Write the listing below out again exactly, dropping the images.

Stored data:
%%
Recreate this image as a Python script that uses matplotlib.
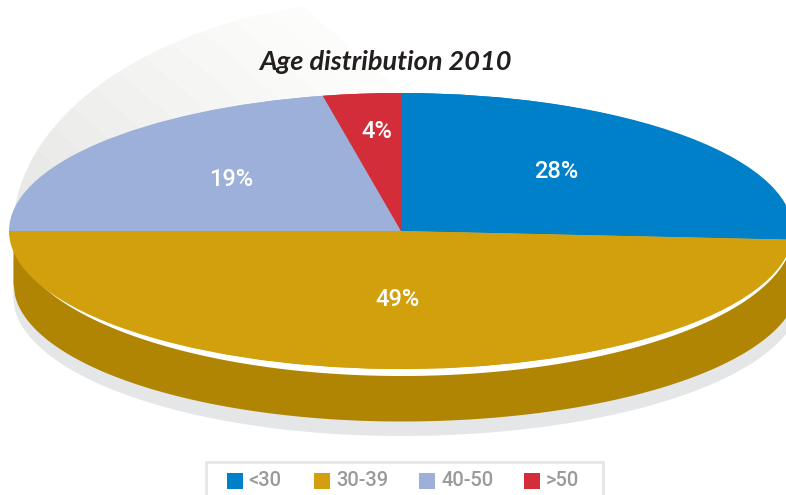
import matplotlib
matplotlib.use("Agg")
import matplotlib.pyplot as plt
import numpy as np
from matplotlib.patches import Ellipse, Polygon, Rectangle

categories = ["<30", "30-39", "40-50", ">50"]
labels = ["28%", "49%", "19%", "4%"]
# sweep of each slice as actually drawn in the picture (the artwork is not strictly proportional)
drawn_shares = [26.0, 49.0, 21.8, 3.2]
colors = ["#0080C8", "#D2A00C", "#9DB0D9", "#D32D39"]
label_px = [(556, 171), (398, 300), (231, 179), (377, 131)]

W, H = 786, 495
fig = plt.figure(figsize=(W / 100, H / 100), dpi=100)
bg = fig.add_axes([0, 0, 1, 1])
bg.set_xlim(0, W)
bg.set_ylim(H, 0)
bg.axis("off")

cx, cy, rl, rr, ry_top, ry_bot = 401, 231, 388, 392, 138, 140


def half_arc(r_right):
    """x positions of the lower rim, left radius rl and right radius r_right."""
    u = np.linspace(-1, 1, 500)
    x = cx + np.where(u < 0, u * rl, u * r_right)
    return x, np.sqrt(1 - u ** 2)


# shadow
x, s = half_arc(400)
bg.fill_between(x, cy + 30, cy + 65 + 140 * s, color="#E5E6E8", lw=0, zorder=1)
# wall
x, s = half_arc(397)
bg.fill_between(x, cy, cy + 52 + 138 * s, color="#B08503", lw=0, zorder=2)
# white rim
x, s = half_arc(rr)
bg.fill_between(x, cy, cy + 144.5 * s, color="white", lw=0, zorder=3)

# fading back fan: diagonal bands clipped to an upper-left quarter ellipse
th = np.linspace(np.pi, np.pi / 2, 200)
quarter = np.column_stack([cx + rl * np.cos(th), cy - 232 * np.sin(th)])
quarter = np.vstack([quarter, [cx, cy]])
clip = Polygon(quarter, closed=True, transform=bg.transData, fc="none", ec="none")
bg.add_patch(clip)
n = 14
step = 43
slope = 0.87
for i in range(n):
    f = i / (n - 1)
    g = 0.893 + (0.99 - 0.893) * f
    c0 = 295.5 - step * (n - 1 - i) - step
    c1 = c0 + step
    ya, yb = -20, 260
    p = Polygon([(c0 + ya / slope, ya), (c1 + ya / slope, ya), (c1 + yb / slope, yb), (c0 + yb / slope, yb)],
                closed=True, fc=(g, g, g - 0.004), ec="none", zorder=1.5)
    bg.add_patch(p)
    p.set_clip_path(clip)

# pie top: the same pie in two axes, as the artwork's right half is slightly wider than its left
boxes = [(cx - rl, rl, (-1, 0)), (cx, rr, (0, 1))]
for left, width, xlim in boxes:
    ax = fig.add_axes([left / W, 1 - (cy + ry_bot) / H, width / W, (ry_top + ry_bot) / H], zorder=3)
    ax.patch.set_alpha(0)
    ax.pie(drawn_shares, colors=colors, startangle=90, counterclock=False,
           radius=1, center=(0, 0), wedgeprops=dict(lw=0))
    ax.set_aspect("auto")
    ax.set_xlim(*xlim)
    ax.set_ylim(-ry_bot / ry_top, 1)

top = fig.add_axes([0, 0, 1, 1], zorder=5)
top.set_xlim(0, W)
top.set_ylim(H, 0)
top.axis("off")
for (x0, y0), s0 in zip(label_px, labels):
    top.text(x0, y0, s0, color="white", fontsize=17, fontweight="medium", family="Roboto", ha="center", va="center")
top.text(385, 62, "Age distribution 2010", color="#231F20", fontsize=19.5, style="italic",
         fontweight="bold", family="Lato", ha="center", va="center")

# legend
top.add_patch(Rectangle((205.5, 461.5), 397, 40, fc="white", ec="#E6E6E6", lw=2))
swatch_x = [227, 314, 419, 524]
text_x = [248, 336, 441, 546]
for sx, tx, c, s0 in zip(swatch_x, text_x, colors, categories):
    top.add_patch(Rectangle((sx, 473), 16, 16, fc=c, ec="none"))
    top.text(tx, 481, s0, color="#9A9A9C", fontsize=14.5, fontweight="medium", family="Roboto", va="center", ha="left")

fig.savefig("out.png", dpi=100)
%%
Final answer:
Recreate this image as a Python script that uses matplotlib.
import matplotlib
matplotlib.use("Agg")
import matplotlib.pyplot as plt
import numpy as np
from matplotlib.patches import Ellipse, Polygon, Rectangle

categories = ["<30", "30-39", "40-50", ">50"]
labels = ["28%", "49%", "19%", "4%"]
# sweep of each slice as actually drawn in the picture (the artwork is not strictly proportional)
drawn_shares = [26.0, 49.0, 21.8, 3.2]
colors = ["#0080C8", "#D2A00C", "#9DB0D9", "#D32D39"]
label_px = [(556, 171), (398, 300), (231, 179), (377, 131)]

W, H = 786, 495
fig = plt.figure(figsize=(W / 100, H / 100), dpi=100)
bg = fig.add_axes([0, 0, 1, 1])
bg.set_xlim(0, W)
bg.set_ylim(H, 0)
bg.axis("off")

cx, cy, rl, rr, ry_top, ry_bot = 401, 231, 388, 392, 138, 140


def half_arc(r_right):
    """x positions of the lower rim, left radius rl and right radius r_right."""
    u = np.linspace(-1, 1, 500)
    x = cx + np.where(u < 0, u * rl, u * r_right)
    return x, np.sqrt(1 - u ** 2)


# shadow
x, s = half_arc(400)
bg.fill_between(x, cy + 30, cy + 65 + 140 * s, color="#E5E6E8", lw=0, zorder=1)
# wall
x, s = half_arc(397)
bg.fill_between(x, cy, cy + 52 + 138 * s, color="#B08503", lw=0, zorder=2)
# white rim
x, s = half_arc(rr)
bg.fill_between(x, cy, cy + 144.5 * s, color="white", lw=0, zorder=3)

# fading back fan: diagonal bands clipped to an upper-left quarter ellipse
th = np.linspace(np.pi, np.pi / 2, 200)
quarter = np.column_stack([cx + rl * np.cos(th), cy - 232 * np.sin(th)])
quarter = np.vstack([quarter, [cx, cy]])
clip = Polygon(quarter, closed=True, transform=bg.transData, fc="none", ec="none")
bg.add_patch(clip)
n = 14
step = 43
slope = 0.87
for i in range(n):
    f = i / (n - 1)
    g = 0.893 + (0.99 - 0.893) * f
    c0 = 295.5 - step * (n - 1 - i) - step
    c1 = c0 + step
    ya, yb = -20, 260
    p = Polygon([(c0 + ya / slope, ya), (c1 + ya / slope, ya), (c1 + yb / slope, yb), (c0 + yb / slope, yb)],
                closed=True, fc=(g, g, g - 0.004), ec="none", zorder=1.5)
    bg.add_patch(p)
    p.set_clip_path(clip)

# pie top: the same pie in two axes, as the artwork's right half is slightly wider than its left
boxes = [(cx - rl, rl, (-1, 0)), (cx, rr, (0, 1))]
for left, width, xlim in boxes:
    ax = fig.add_axes([left / W, 1 - (cy + ry_bot) / H, width / W, (ry_top + ry_bot) / H], zorder=3)
    ax.patch.set_alpha(0)
    ax.pie(drawn_shares, colors=colors, startangle=90, counterclock=False,
           radius=1, center=(0, 0), wedgeprops=dict(lw=0))
    ax.set_aspect("auto")
    ax.set_xlim(*xlim)
    ax.set_ylim(-ry_bot / ry_top, 1)

top = fig.add_axes([0, 0, 1, 1], zorder=5)
top.set_xlim(0, W)
top.set_ylim(H, 0)
top.axis("off")
for (x0, y0), s0 in zip(label_px, labels):
    top.text(x0, y0, s0, color="white", fontsize=17, fontweight="medium", family="Roboto", ha="center", va="center")
top.text(385, 62, "Age distribution 2010", color="#231F20", fontsize=19.5, style="italic",
         fontweight="bold", family="Lato", ha="center", va="center")

# legend
top.add_patch(Rectangle((205.5, 461.5), 397, 40, fc="white", ec="#E6E6E6", lw=2))
swatch_x = [227, 314, 419, 524]
text_x = [248, 336, 441, 546]
for sx, tx, c, s0 in zip(swatch_x, text_x, colors, categories):
    top.add_patch(Rectangle((sx, 473), 16, 16, fc=c, ec="none"))
    top.text(tx, 481, s0, color="#9A9A9C", fontsize=14.5, fontweight="medium", family="Roboto", va="center", ha="left")

fig.savefig("out.png", dpi=100)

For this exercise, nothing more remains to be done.